A city in California should be able to enforce the nation’s first ban on natural gas piping, President Joe Biden’s administration told a federal court this week.

Berkeley’s ban on the pipes in new construction is allowed because the city was addressing a “health and safety concerns” and is therefore allowed under the Energy Policy and Conservation Act, officials with the U.S. Departments of Energy and Justice said in a June 12 amicus brief to the U.S. Court of Appeals for the Ninth Circuit.

If not, a recent ruling by the appeals court could lead to problems, the officials said.

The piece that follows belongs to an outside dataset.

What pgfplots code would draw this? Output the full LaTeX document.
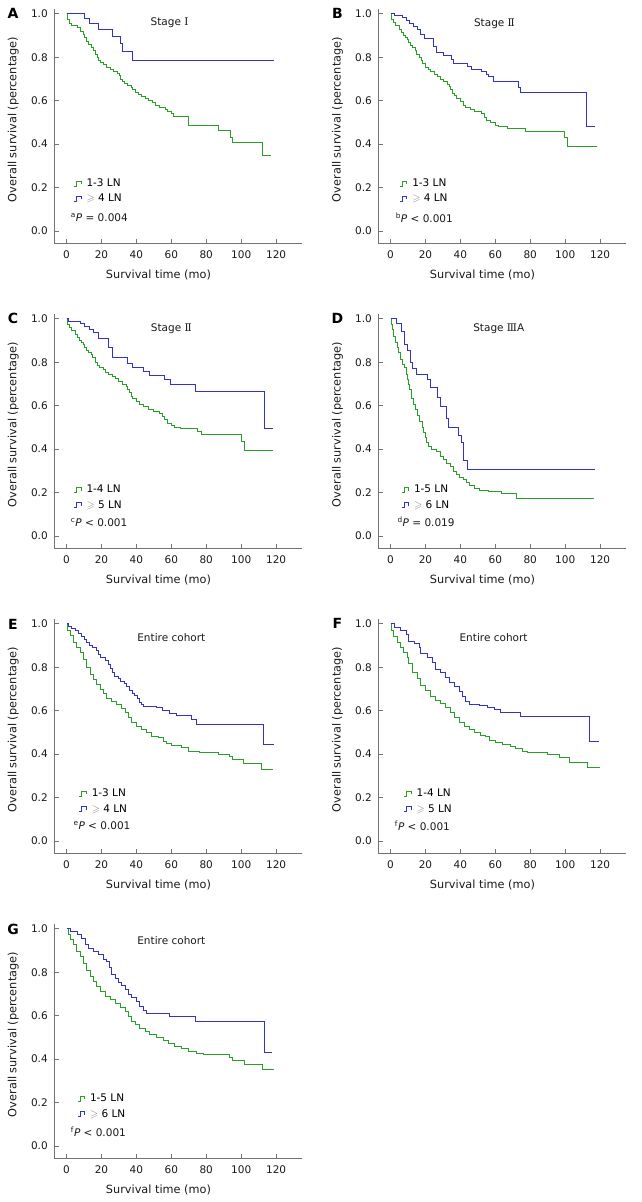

“Until now, the Department has promulgated energy conservations standards for numerous covered products without fear that, by doing so, the Department would thereby also be preempting vast swaths of State and local health and safety laws. If the panel’s erroneous opinion stands, the Department’s decisions going forward could quickly be overtaken by debates over interference with State and local policy in areas other than energy conservation (and possibly outside the Department’s expertise),” the officials said in the brief.

They asked the court to rehear the case to correct the opinion.

The opinion in question was handed down on April 17.

Three circuit judges found an ordinance adopted by Berkeley in 2019 that barred natural gas infrastructure such as pipes in newly constructed buildings violated the Energy Policy and Conservation Act (EPCA).

The act states that once a federal standard for energy conservation is established for a product such as dishwashers, a state cannot impose a regulation for “the energy efficiency, energy use, or water use of such covered product.”

The law does not allow regulations that relate to the quantity of gas consumed by consumer appliances at places where the appliances are used, the panel said.

“So, by its plain language, EPCA preempts Berkeley’s regulation here because it prohibits the installation of necessary natural gas infrastructure on premises where covered natural gas appliances are used,” Circuit Judge Patrick Bumatay wrote.

He was joined in the 3–0 vote by Judges M. Miller Baker, a Trump appointee, and Diarmuid O’Scannlain, a Reagan appointee.

The panel overturned a ruling from U.S. District Judge Yvonne Gonzalez Rogers, an Obama appointee who had ruled in favor of Berkeley.

Federal officials said in the new brief that ECPA preempts energy conservation standards, not health and safety regulations. Energy conservation standards are defined in the law as “a performance standard which prescribes a minimum level of energy efficiency or a maximum quantity of energy use, or … water use, for a covered product.”

The opinion “upended” the previous understanding that state and local officials can still regulate health, safety, and drought response without fear of running afoul of the law, the Biden administration said.

“It held that a particular municipal ordinance addressing a health and safety concern identified by local elected leaders is preempted by the Act—even though the ordinance does not regulate the energy efficiency, energy use, or water use of a covered product,” they said.

The ruling “cast a cloud of uncertainty over any health or safety law that may indirectly affect someone’s ability to use a product for which the federal government has issued an energy conservation standard,” it added.

Berkeley in May asked for a rehearing, describing the panel’s ruling as straying from how Congress intended ECPA to work and warning of consequences.

“The decision not only condemns Berkeley’s and many similar laws addressing serious harms caused by indoor combustion of natural gas, but also endangers subnational governments’ powers over an array of matters—from building safety, to zoning, fire prevention, and water distribution—that the Constitution, Congress, and history recognize as quintessentially local responsibilities,” lawyers for the city told the court.

A rehearing, if granted, would see the case heard by the full court instead of a panel. It is an alternative to appealing to the U.S. Supreme Court.

Other entities filing briefs in the case include the state of California, Energy and Environmental Law Professors, and the American Thoracic Society.

Both restaurant owners and operators have decried the ordinance, with at least one winning an exemption.

The California Restaurant Association, which brought the case, has said the ruling was correct.

“Cities and states are not equipped to regulate the energy use or energy efficiency of appliances that businesses and homeowners have chosen; energy policy and conservation is an issue with national scope and national security implications. This ordinance, as well as the solution it seeks, is an overreaching measure beyond the scope of any city,” Jot Condie, the association’s CEO and president, said previously.

“Natural gas appliances are crucial for restaurants to operate effectively and efficiently, as they allow for a wide variety of cuisines and innovations in the restaurant industry,” Condie added. “Cities and states cannot ignore federal law in an effort to constrain consumer choice, and it is encouraging that the Ninth Circuit upheld this standard.”